NEW YORK ( TheStreet) -- Greif (NYSE: GEF) has been upgraded by TheStreet Ratings from hold to buy. The company's strengths can be seen in multiple areas, such as its revenue growth, reasonable valuation levels and good cash flow from operations. We feel these strengths outweigh the fact that the company has had somewhat weak growth in earnings per share. Highlights from the ratings report include:
- GEF's revenue growth trails the industry average of 27.2%. Since the same quarter one year prior, revenues slightly increased by 5.2%. This growth in revenue does not appear to have trickled down to the company's bottom line, displayed by a decline in earnings per share.
- Net operating cash flow has significantly increased by 110.56% to $7.20 million when compared to the same quarter last year. In addition, GREIF INC has also vastly surpassed the industry average cash flow growth rate of 40.82%.

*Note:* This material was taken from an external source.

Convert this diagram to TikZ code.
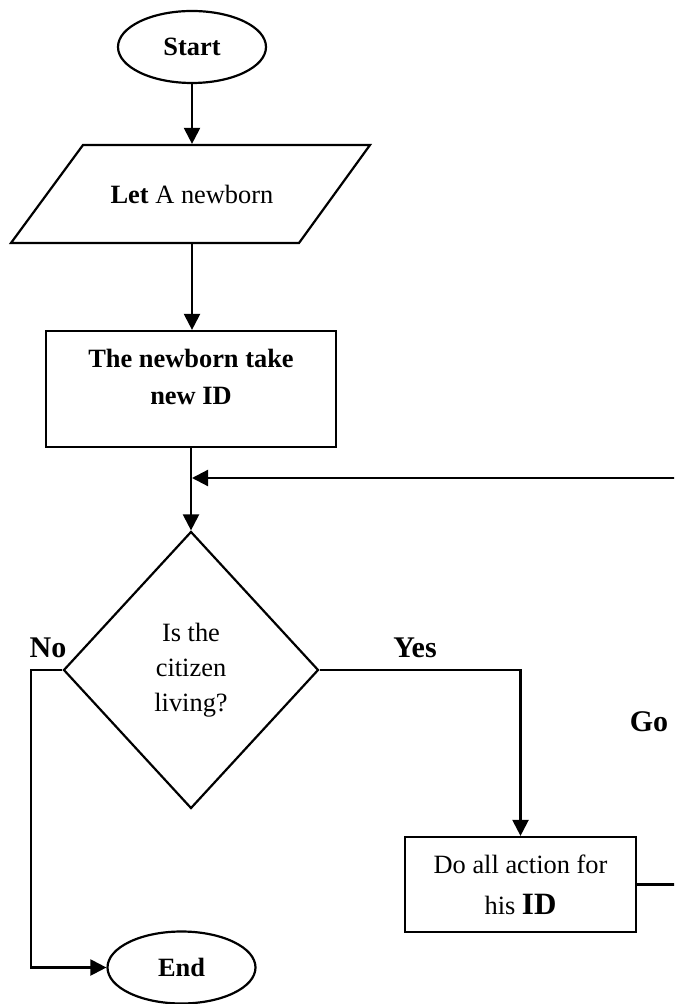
\documentclass[tikz,border=0pt]{standalone}
\usepackage{fontspec}
\setmainfont{Liberation Serif}
\usetikzlibrary{arrows.meta,shapes.geometric}

\begin{document}
\begin{tikzpicture}[
  x=0.5pt, y=-0.5pt,
  line width=1.1pt,
  every node/.style={inner sep=0pt, font=\fontsize{13.2}{17.5}\selectfont},
  terminal/.style={draw, ellipse, minimum width=74pt, minimum height=36pt},
  procbox/.style={draw, rectangle},
  decision/.style={draw, diamond, minimum width=127.5pt, minimum height=138.5pt, align=center},
  branchlabel/.style={font=\fontsize{15}{18}\selectfont\bfseries},
  flow/.style={-{Triangle[length=8pt,width=8pt]}}
]
  % page frame; the loop-back line leaves the page on the right
  \path[use as bounding box, clip] (0,0) rectangle (674,1004);

  % start terminal
  \node[terminal] (start) at (192,47) {\textbf{Start}};

  % input parallelogram
  \draw (83,145) -- (370,145) -- (299,243) -- (11,243) -- cycle;
  \node[minimum height=49pt] (para) at (192,194) {\textbf{Let} A newborn};

  % identity process box
  \node[procbox, minimum width=145pt, minimum height=58pt] (idbox) at (191,389) {};
  \node[align=center, font=\fontsize{13.2}{18.5}\selectfont\bfseries] (idtext) at (191,376.5)
    {The newborn take\\new ID};

  % decision
  \node[decision] (ask) at (191,670)
    {\fontsize{13.2}{17.3}\selectfont Is the\\citizen\\living?};

  % action box
  \node[procbox, minimum width=115.5pt, minimum height=47.5pt, align=center,
        font=\fontsize{13.2}{20.5}\selectfont] (dobox) at (520.5,884.5)
    {Do all action for\\his {\fontsize{15.5}{20.5}\selectfont\bfseries ID}};

  % end terminal
  \node[terminal] (end) at (181.5,967.5) {\textbf{End}};

  % branch labels
  \node[branchlabel] (nolabel) at (48,648) {No};
  \node[branchlabel] (yeslabel) at (415,648) {Yes};
  \node[branchlabel] (golabel) at (649,722) {Go};

  % helper points
  \coordinate (merge) at (192,478);
  \coordinate (nocorner) at (31,670);
  \coordinate (loophigh) at (700,478);

  % main flow
  \draw[flow] (start.south) -- (para.north);
  \draw[flow] (para.south) -- (para.south |- idbox.north);
  \draw[flow] (idbox.south) -- (ask.north);

  % yes branch
  \draw[flow] (ask.east) -| (dobox.north);

  % no branch
  \draw[flow] (ask.west) -- (nocorner) |- (end.west);

  % loop back into the trunk
  \draw[flow] (dobox.east) -| (loophigh) -- (merge);
\end{tikzpicture}
\end{document}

- The change in net income from the same quarter one year ago has significantly exceeded that of the Containers & Packaging industry average, but is less than that of the S&P 500. The net income has significantly decreased by 42.3% when compared to the same quarter one year ago, falling from $41.44 million to $23.90 million.
- Current return on equity is lower than its ROE from the same quarter one year prior. This is a clear sign of weakness within the company. Compared to other companies in the Containers & Packaging industry and the overall market on the basis of return on equity, GREIF INC has outperformed in comparison with the industry average, but has underperformed when compared to that of the S&P 500.